Chicago Police Department Could Reprimand One Thousand Cops For Peeking At Report

One Thousand Chicago Cops Could Get Reprimands For Peeking At Report

The Chicago Police Department is considering disciplinary actions against a huge number of its officers for sneaking a peek at the arrest reports of two fellow cops.

According to the Chicago Sun-Times, over 1,000 within the department have accessed the records, which detail allegations that two officers sexually assaulted a 22-year-old woman in Rogers Park.

Those officers looked at the records "without reason or authorization to do so," according to an Internal Affairs memo scanned by the Second City Cop blog. "Access to information is restricted to official police business," the memo states. "Access of information for personal or other reasons is prohibited."
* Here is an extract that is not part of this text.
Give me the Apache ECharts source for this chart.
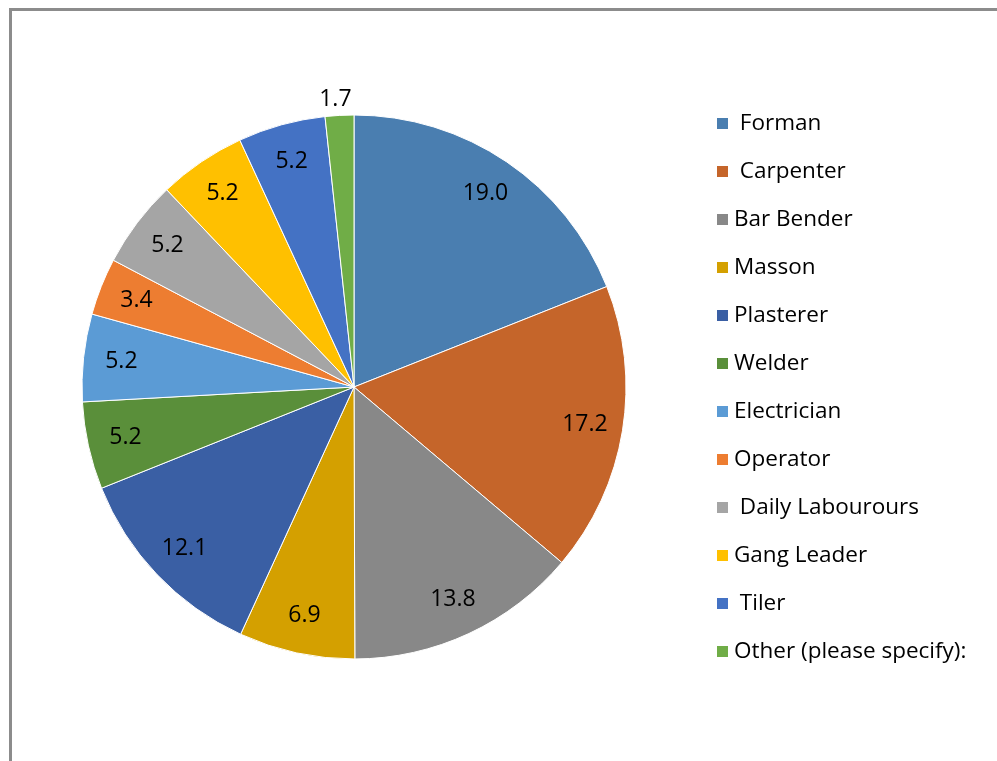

NBC Chicago speculates that officers may have pulled up the document to learn some of its lurid details. Apparently, the two officers (on duty at the time) found the woman crying and drunk after a fight with a man. The police report states that one officer had sex with the woman in the squad car; the three then returned to her home, where they played strip poker. When an officer ended up in her bed, the woman felt intimidated, and as though she could no longer deny their advances. She ran out of her apartment screaming for help, allegations say.

The officers who viewed the documents will receive a mild form of internal punishment known as a SPAR, according to CBS. But some object to the across-the-board punishment:

The Chicago Fraternal Order of Police calls the move to discipline the officers "almost comical."

"To begin with, they have the internal capacity to block sensitive reports, and they didn't do it," said FOP spokesman Pat Camden.

Camden adds that the department could tell specifically who did access and print out the salacious reports, so it shouldn't mete out widespread discipline.

He says mass-punishment of officers is "not the way to handle an investigation,"

"On this magnitude, this is a first," Camden said to the Sun-Times.

The officers named in the allegation have been stripped of their police powers while the incident is being investigated.